Really? Usually it has a different meaning when applied to a man. Typically an emasculating insult, indicating subservience. As in a “prison bitch”. With women, we just mean she is mean.
In my experience of school, especially primary school (4-11). Teachers would regularly draw a distinction between girls and boys and compare the behaviour of the two, with the girls almost always being judged to have behaved better. Girls were far more often than not used individually as examples of how we should all be, too.
Although my original point was that my experience is the opposite of what you say is true, while writing this post I began to think it probably does little good for anyone. Children already segregate themselves by sex, and for teachers to encourage this, as well as generalization, is unhelpful. I also, of course, recognize that my own experiences may not be representative of every classroom, but currently that’s the best evidence I have on the subject.
If there is any better evidence that the word “bossy” is being widely misapplied, or that girls are discouraged from being assertive more than boys, I’d be interested to see it.
That all aside, if it’s true that women have to be nicer than men to be liked, perhaps we should also consider that we might be giving men passes for being arseholes too easily.

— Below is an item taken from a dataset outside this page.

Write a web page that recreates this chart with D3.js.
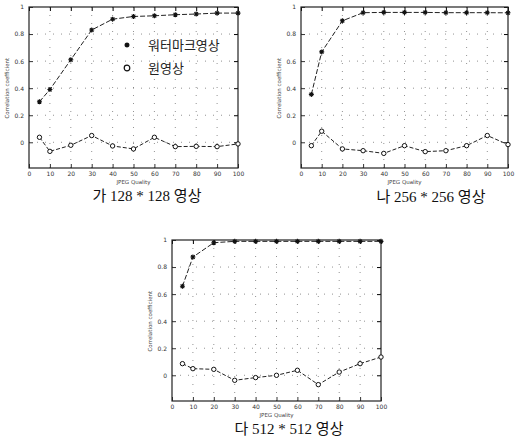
<!DOCTYPE html>
<html>
<head>
<meta charset="utf-8">
<script src="https://cdn.jsdelivr.net/npm/d3@7"></script>
<style>
  body { margin: 0; background: #fff; }
  svg { display: block; }
  .tick-label { font-family: "DejaVu Sans", sans-serif; font-size: 6px; fill: #333; }
  .axis-title { font-family: "DejaVu Sans", sans-serif; font-size: 5.5px; fill: #444; }
  .caption { font-family: "Liberation Serif", "Noto Sans CJK KR", serif; font-size: 15px; fill: #111; }
  .legend-text { font-family: "Noto Sans CJK KR", sans-serif; font-size: 13px; fill: #222; }
</style>
</head>
<body>
<div id="chart"></div>
<script>
// JPEG quality on the x axis
var quality = [5, 10, 20, 30, 40, 50, 60, 70, 80, 90, 100];
var xTicks = [0, 10, 20, 30, 40, 50, 60, 70, 80, 90, 100];
var yTicks = [0, 0.2, 0.4, 0.6, 0.8, 1];
var yTickLabels = ["0", "0.2", "0.4", "0.6", "0.8", "1"];

// correlation coefficient, watermarked image vs original image
var wm128 = [0.30, 0.39, 0.61, 0.83, 0.91, 0.93, 0.935, 0.943, 0.948, 0.955, 0.955];
var orig128 = [0.037, -0.067, -0.022, 0.05, -0.027, -0.049, 0.037, -0.032, -0.03, -0.032, -0.012];
var wm256 = [0.354, 0.668, 0.898, 0.958, 0.96, 0.96, 0.96, 0.958, 0.958, 0.958, 0.957];
var orig256 = [-0.025, 0.082, -0.049, -0.062, -0.082, -0.025, -0.069, -0.062, -0.025, 0.05, -0.017];
var wm512 = [0.658, 0.874, 0.98, 0.99, 0.99, 0.99, 0.99, 0.99, 0.99, 0.99, 0.99];
var orig512 = [0.086, 0.049, 0.044, -0.037, -0.017, 0.0, 0.037, -0.069, 0.024, 0.086, 0.135];

var captions = ["가 128 * 128 영상", "나 256 * 256 영상", "다 512 * 512 영상"];
var legendLabels = ["워터마크영상", "원영상"];

var svg = d3.select("#chart").append("svg")
    .attr("width", 516)
    .attr("height", 441);

//panel boxes on the page
var panels = [
    { left: 29, top: 7, width: 209, height: 161, wm: wm128, orig: orig128, caption: captions[0], capX: 147, capY: 201, legend: true },
    { left: 301, top: 7, width: 207, height: 161, wm: wm256, orig: orig256, caption: captions[1], capX: 431, capY: 202, legend: false },
    { left: 172, top: 240, width: 209, height: 161, wm: wm512, orig: orig512, caption: captions[2], capX: 289, capY: 434, legend: false }
];

var starPath = "M-2.5,0H2.5M0,-2.5V2.5M-1.8,-1.8L1.8,1.8M-1.8,1.8L1.8,-1.8";

function drawPanel(p) {
    var g = svg.append("g").attr("transform", "translate(" + p.left + "," + p.top + ")");
    var x = d3.scaleLinear().domain([0, 100]).range([0, p.width]);
    var y = d3.scaleLinear().domain([-0.19, 1]).range([p.height, 0]);

    //dotted grid
    g.selectAll(".vgrid").data(xTicks.slice(1, -1)).enter().append("line")
        .attr("x1", d => x(d)).attr("x2", d => x(d))
        .attr("y1", 0).attr("y2", p.height)
        .attr("stroke", "#666").attr("stroke-width", 1)
        .attr("stroke-dasharray", "1,7").attr("opacity", 0.7);
    g.selectAll(".hgrid").data(yTicks.slice(0, -1)).enter().append("line")
        .attr("x1", 0).attr("x2", p.width)
        .attr("y1", d => y(d)).attr("y2", d => y(d))
        .attr("stroke", "#666").attr("stroke-width", 1)
        .attr("stroke-dasharray", "1,7").attr("opacity", 0.7);

    //axes with inward ticks
    var xAxis = d3.axisBottom(x).tickValues(xTicks).tickSize(-4).tickPadding(4).tickFormat(d3.format("d"));
    var yAxis = d3.axisLeft(y).tickValues(yTicks).tickSize(-4).tickPadding(5).tickFormat((d, i) => yTickLabels[i]);
    var xa = g.append("g").attr("transform", "translate(0," + p.height + ")").call(xAxis);
    var ya = g.append("g").call(yAxis);
    [xa, ya].forEach(function(a) {
        a.select(".domain").remove();
        a.selectAll("text").attr("class", "tick-label").attr("font-size", null).attr("font-family", null);
        a.selectAll("line").attr("stroke", "#333");
    });
    g.append("g").call(d3.axisTop(x).tickValues(xTicks).tickSize(-4).tickFormat(""))
        .call(a => a.select(".domain").remove());
    g.append("g").attr("transform", "translate(" + p.width + ",0)")
        .call(d3.axisRight(y).tickValues(yTicks).tickSize(-4).tickFormat(""))
        .call(a => a.select(".domain").remove());

    g.append("rect")
        .attr("width", p.width).attr("height", p.height)
        .attr("fill", "none").attr("stroke", "#222").attr("stroke-width", 1.2);

    //axis titles
    g.append("text").attr("class", "axis-title")
        .attr("x", x(50)).attr("y", p.height + 16)
        .attr("text-anchor", "middle").text("JPEG Quality");
    g.append("text").attr("class", "axis-title")
        .attr("transform", "translate(-20," + y(0.4) + ") rotate(-90)")
        .attr("text-anchor", "middle").text("Correlation coefficient");

    var line = d3.line().x((d, i) => x(quality[i])).y(d => y(d));

    g.append("path").datum(p.wm).attr("d", line)
        .attr("fill", "none").attr("stroke", "#222").attr("stroke-width", 1)
        .attr("stroke-dasharray", "5,2");
    g.append("path").datum(p.orig).attr("d", line)
        .attr("fill", "none").attr("stroke", "#222").attr("stroke-width", 1)
        .attr("stroke-dasharray", "4,2");

    //'*' markers
    g.selectAll(".wm-dot").data(p.wm).enter().append("path")
        .attr("transform", (d, i) => "translate(" + x(quality[i]) + "," + y(d) + ")")
        .attr("d", starPath)
        .attr("stroke", "#111").attr("stroke-width", 1.1);
    //'o' markers
    g.selectAll(".orig-dot").data(p.orig).enter().append("circle")
        .attr("cx", (d, i) => x(quality[i])).attr("cy", d => y(d))
        .attr("r", 2.2).attr("fill", "#fff").attr("stroke", "#111").attr("stroke-width", 1);

    if (p.legend) {
        var lg = g.append("g").attr("transform", "translate(98,38)");
        lg.append("path").attr("d", starPath)
            .attr("stroke", "#111").attr("stroke-width", 1.4);
        lg.append("circle").attr("cx", 0).attr("cy", 23).attr("r", 2.8)
            .attr("fill", "none").attr("stroke", "#111").attr("stroke-width", 1.2);
        legendLabels.forEach(function(t, i) {
            lg.append("text").attr("class", "legend-text")
                .attr("x", 21).attr("y", i * 23 + 5).text(t);
        });
    }

    svg.append("text").attr("class", "caption")
        .attr("x", p.capX).attr("y", p.capY)
        .attr("text-anchor", "middle").text(p.caption);
}

panels.forEach(drawPanel);
</script>
</body>
</html>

The discussion isn’t about what the word means in the dictionary-definition sense. The discussion is about how the word is used. What people are claiming (with good evidence as alluded to in posts above) is that a woman who has a forceful personality and is driven, confident and assertive, is more likely than a man to be disparaged with the term “bossy.”
I think the point that is being missed is that adults and kids interpret “bossy” differently. An adult may genuinely feel like “bossy” only signifies someone who micromanages and nags. But a kid who hears it may think it applies to anyone who is opinionated and assertive, and in doing so, they may be less inclined to express an opinion or assertive themselves.
I remember hearing “bossy” a lot growing up. I no doubt used it myself to describe any girl with a will stronger than mine, because it was the only vocabulary word I had that came close to encapsulating this. A child’s vocabulary is constrained by the words they hear most frequently. If you hear “bossy” more than you hear “micromanaging nag”, then guess what? That’s going to be your go-to label for a variety of personality styles. Just like how I would use “fast” as a catchall insult. A “fast girl” has a very specific connotation in adult vernacular (meaning “slut”). But I didn’t know this because I was a dumb, unsophisticated kid. I thought fast girls talked back to the teacher and said curse words on the play ground. And I thought bossy girls were the ones who were opinionated and complained if they didn’t get their way. People say words around children and expect them to figure out the meaning all on their own.
I don’t think truly “bossy” girls are the ones that need to be worried about in this discussion. Someone who is strong-willed isn’t going to be influenced that easily. It’s the girls who do not have strong personalities…who are heavily influenced by what others think, that are likely to be sensitive. They may subconsciously think, “I can’t speak up at the staff meeting because even if I’m right, everyone will think I’m being a bossy bitch and no one will like me!!!” So they’ll sit there in the staff meeting and let the guys do all the talking while she dutifully takes notes and acts “sweet”. And if a female coworker dares to join the fray, then she may think unkind things about her without knowing why.